Everyone is lonely, insecure, and a bit of a fraud. And everyone cares about something.
[Pet food caters to the owner; humans don't even know what it tastes like.]
[Conspiracy theories might attract out of a desire for uniqueness or belonging in a small group.]
[When you show up with a flotation device to help someone drowning, they don't need ads to understand or be persuaded.]
[Old-fashioned marketing centers the one buying ads, and is done to the customer rather than for them.]
Marketing is the act of making change happen. Making is insufficient. You haven't made an impact until you've changed someone.
[Marketing is the generous act of helping someone solve their problem.]
Marketers don't use consumers to solve their company's problem; they use marketing to solve other people's problems. They have the empathy to know that those they seek to serve don't want what the marketer wants, don't believe what they believe, and don't care about what they care about. They probably never will.
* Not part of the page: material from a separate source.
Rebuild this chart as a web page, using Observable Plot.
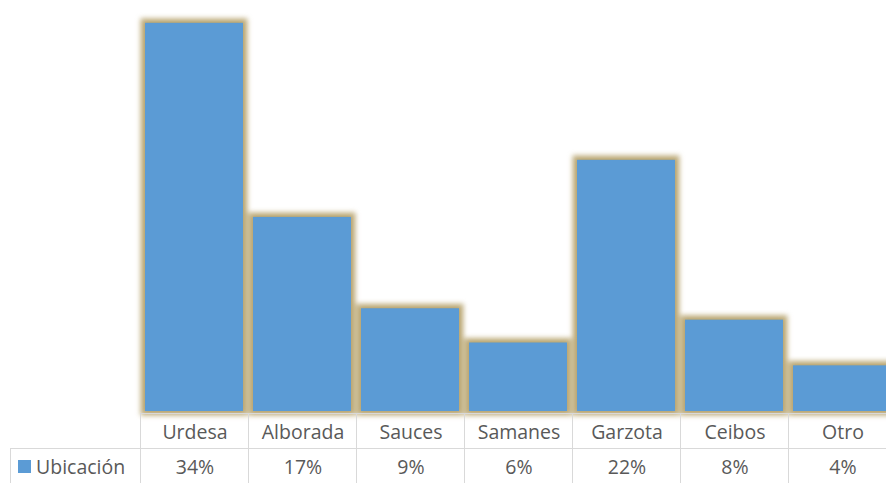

[Humans tell themselves stories. We should consider those as indisputably true and not persuade otherwise.]
[Not the drill bit, not the quarter-inch hole, not the shelf, but rather the satisfaction of doing it themselves or the admiration from a spouse or a room free of clutter. Understand how the utility of an object is to serve their real wish: to feel safe and respected.]
[We buy how it makes us feel, and there aren't so many feelings to choose from. To deliver belonging, connection, peace of mind, status, or other desirable emotions likely means something worthwhile.]